The Bee Whisperer
Originally posted by unknown on September 22, 2013
Ever since I read A Recipe for Bees and The Secret Lives of Bees I’ve been captivated by beekeeping. I’ve longed to get my own hives, bottle my own honey, dance in the bee yard covered in my lovely, gentle bees. I imagined that I would totally be in touch with the inner workings of my bees, I’d anticipate their needs, and I’d communicate with them on a celestial level. They’d know what I was thinking and I would know what they were thinking. It would magical and people would think I was cool.
It appears that I don’t know jack squat about bees and they seem to care less about what’s going on with me. Seriously. I got my first 2 hives in May as nucs. And my crash course bee school began:
“What do you mean I have to feed them? They’re BEES! They feed themselves, don’t they?”

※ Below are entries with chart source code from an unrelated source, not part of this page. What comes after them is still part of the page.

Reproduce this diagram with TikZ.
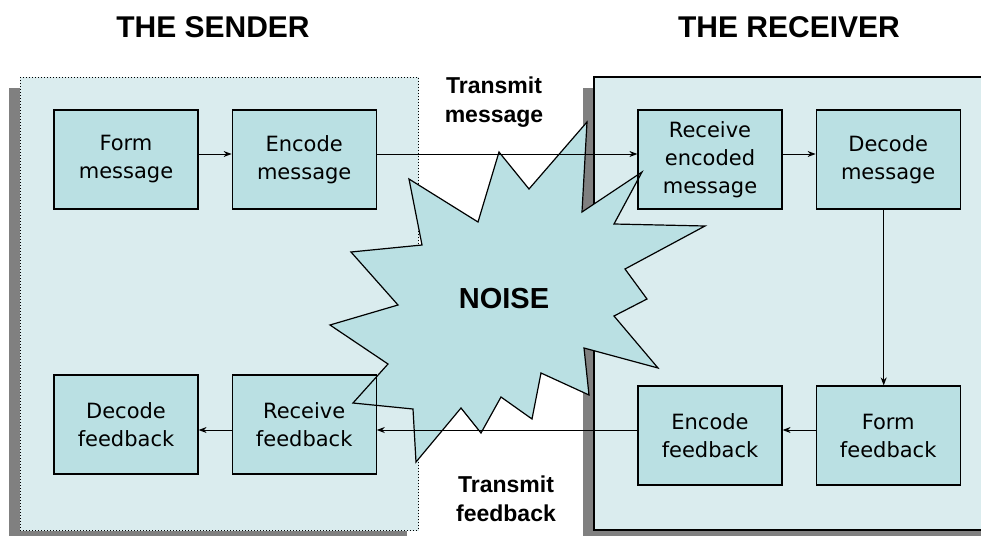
\documentclass[tikz,border=0pt]{standalone}
\usepackage{fontspec}
\setmainfont{Liberation Sans}
\newfontfamily\boxfont{DejaVu Sans}
\usetikzlibrary{positioning,arrows.meta}
\definecolor{panelfill}{RGB}{218,236,238}
\definecolor{boxfill}{RGB}{186,224,227}
\definecolor{shadowgray}{RGB}{128,128,128}
\newcommand{\noiseburst}{(499,152) -- (529,189) -- (587,122) -- (582,212) -- (642,172)
  -- (614,224) -- (705,226) -- (625,269) -- (647,299) -- (614,316) -- (658,368)
  -- (584,348) -- (589,395) -- (541,373) -- (532,419) -- (501,397) -- (481,433)
  -- (461,408) -- (416,462) -- (413,409) -- (353,403) -- (388,364) -- (330,325)
  -- (398,305) -- (351,252) -- (422,245) -- (409,179) -- (478,222) -- cycle}

\begin{document}
\begin{tikzpicture}[x=0.5pt, y=-0.5pt, >={Stealth[length=4pt,width=3pt]},
    msgbox/.style={rectangle, draw, line width=0.6pt, fill=boxfill, minimum width=72pt,
      minimum height=49.5pt, align=center, font=\boxfont\fontsize{10.5}{14}\selectfont},
    title/.style={font=\bfseries\fontsize{15}{18}\selectfont},
    chanlabel/.style={align=center, font=\bfseries\fontsize{11.5}{14.5}\selectfont},
    link/.style={->, line width=0.5pt},
    node distance=16.5pt]

\clip (0,0) rectangle (981,536);

% sender and receiver panels
\fill[shadowgray] (9,88) rectangle (407,545);
\draw[panelfill, fill=panelfill] (20,77) rectangle (418,530);
\draw[densely dotted, line width=0.5pt] (20,77) rectangle (418,530);
\fill[shadowgray] (583,88) rectangle (1000,545);
\draw[line width=1pt, fill=panelfill] (594,77) rectangle (1000,530);

\node[title] (sender) at (213,27) {THE SENDER};
\node[title] (receiver) at (789,27) {THE RECEIVER};

% noise burst (fill first, outline over the boxes)
\fill[boxfill] \noiseburst;

% message path
\node[msgbox] (formmsg) at (126,159.5) {Form\\message};
\node[msgbox, right=of formmsg] (encmsg) {Encode\\message};
\node[msgbox] (recvmsg) at (710,159.5) {Receive\\encoded\\message};
\node[msgbox, right=of recvmsg] (decmsg) {Decode\\message};

% feedback path
\node[msgbox] (encfb) at (710,435.5) {Encode\\feedback};
\node[msgbox, right=of encfb] (formfb) {Form\\feedback};
\node[msgbox] (decfb) at (126,424.5) {Decode\\feedback};
\node[msgbox, right=of decfb] (recvfb) {Receive\\feedback};

\draw[line width=0.6pt] \noiseburst;
\node[font=\bfseries\fontsize{14.5}{17}\selectfont] (noise) at (504,299) {NOISE};

\node[chanlabel] (txmsg) at (494,102) {Transmit\\message};
\node[chanlabel] (txfb) at (506,499) {Transmit\\feedback};

\draw[link] ([yshift=2.75pt]formmsg.east) -- ([yshift=2.75pt]encmsg.west);
\draw[link] ([yshift=2.75pt]encmsg.east) -- ([yshift=2.75pt]recvmsg.west);
\draw[link] ([yshift=2.75pt]recvmsg.east) -- ([yshift=2.75pt]decmsg.west);
\draw[link] ([xshift=-2.25pt]decmsg.south) -- ([xshift=-2.25pt]formfb.north);
\draw[link] ([yshift=2.75pt]formfb.west) -- ([yshift=2.75pt]encfb.east);
\draw[link] ([yshift=2.75pt]encfb.west) -- ([yshift=-2.75pt]recvfb.east);
\draw[link] ([yshift=-2.75pt]recvfb.west) -- ([yshift=-2.75pt]decfb.east);

\end{tikzpicture}
\end{document}
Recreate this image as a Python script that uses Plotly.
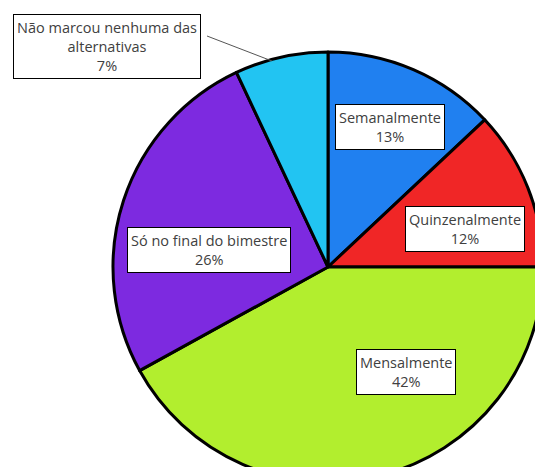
import plotly.graph_objects as go

# ----------------------
# Data
# ----------------------
labels = ["Semanalmente", "Quinzenalmente", "Mensalmente",
          "Só no final do bimestre", "Não marcou nenhuma das alternativas"]
label_text = ["Semanalmente", "Quinzenalmente", "Mensalmente",
              "Só no final do bimestre", "Não marcou nenhuma das<br>alternativas"]
values = [13, 12, 42, 26, 7]
colors = ["#2080F0", "#F02626", "#B2EE2E", "#7D2AE0", "#22C4F2"]

# canvas a bit larger than the window so the pie gets clipped like the original
W, H = 560, 490

# label box centres in pixels (from top-left)
box_pos = [(390, 127), (465, 229), (406, 372), (209, 250), (107, 46)]

fig = go.Figure()
fig.add_trace(go.Pie(
    labels=labels,
    values=values,
    marker=dict(colors=colors, line=dict(color="black", width=3)),
    sort=False,
    direction="clockwise",
    rotation=0,
    textinfo="none",
    hoverinfo="label+percent",
    showlegend=False,
    domain=dict(x=[113 / W, 543 / W], y=[1 - 482 / H, 1 - 52 / H]),
))

for txt, v, (px_, py_) in zip(label_text, values, box_pos):
    fig.add_annotation(
        x=px_ / W, y=1 - py_ / H, xref="paper", yref="paper",
        text=f"{txt}<br>{v}%",
        showarrow=False,
        font=dict(family="Open Sans", size=14.5, color="#404040"),
        bgcolor="white",
        bordercolor="black",
        borderwidth=1,
        borderpad=3,
        xanchor="center", yanchor="middle",
    )

# leader line for the small slice
fig.add_shape(type="line", xref="paper", yref="paper",
              x0=207 / W, y0=1 - 36 / H, x1=272 / W, y1=1 - 61 / H,
              line=dict(color="#555555", width=1))

fig.update_layout(
    width=W, height=H,
    margin=dict(l=0, r=0, t=0, b=0),
    paper_bgcolor="white",
    plot_bgcolor="white",
)

fig.write_html("out.html",
               config={"displayModeBar": False},
               post_script="document.body.style.margin='0';"
                           "document.body.style.overflow='hidden';")
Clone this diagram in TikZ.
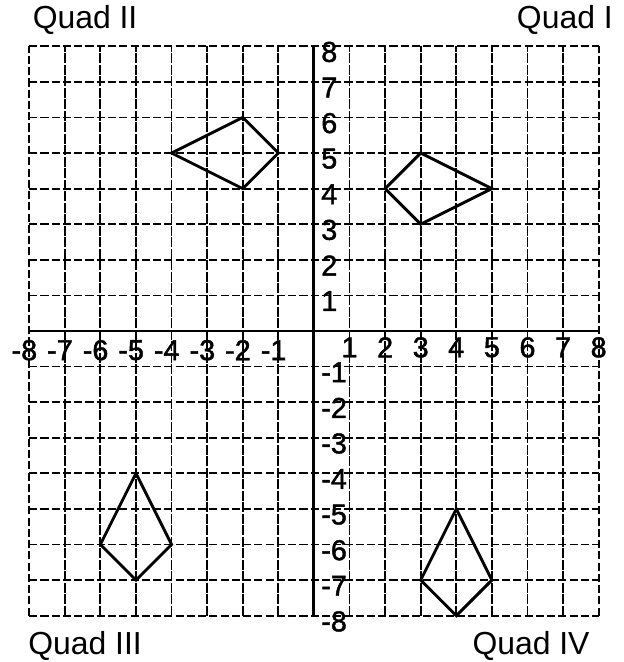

“Oh, I can build and paint all these hive bodies and wire and embed all 60 frames in one weekend, no problem, says the internet. I beg to differ. How does one embed wax on a frame without electrocuting oneself or catching things on fire?”
“What do you mean the hive box has to be square? Can’t I just eyeball it?”
“Swarms? What the hell? I just got these bees and they swarmed 3 times before July. I read that new colonies don’t swarm in their first year!”
“How much equipment DO I need? I thought they’d live in one hive forever and ever. “
“What the heck is a split?”
“Robbing? What’s that?”
“Where is my honey? “
Fortunately, despite my best efforts, my bees are very healthy and happy and I have learned a boat load. The three swarms were hard to take but the remaining bees rallied. My girls are quite friendly and I’ve only had one sting…and I’m not entirely sure it was a honeybee that stung me. I can often tend to them without smoke or sugar syrup. I’ve been reading and watching YouTube videos about bees non-stop since February, trying to cram all the bee knowledge into my head, only to have it explode at every bee club meeting where each bee keeper has the exact opposite advice as the next.
I love observing the bees in the morning, cereal bowl in hand, watching them trundle into the hive with pollen packs bulging, doing their bee thing. I really love my bees, those mysterious creatures are ever fascinating.
I have no idea what they are thinking, but they seem to be okay.
And so am I, even though I’m not the bee whisperer I imagined.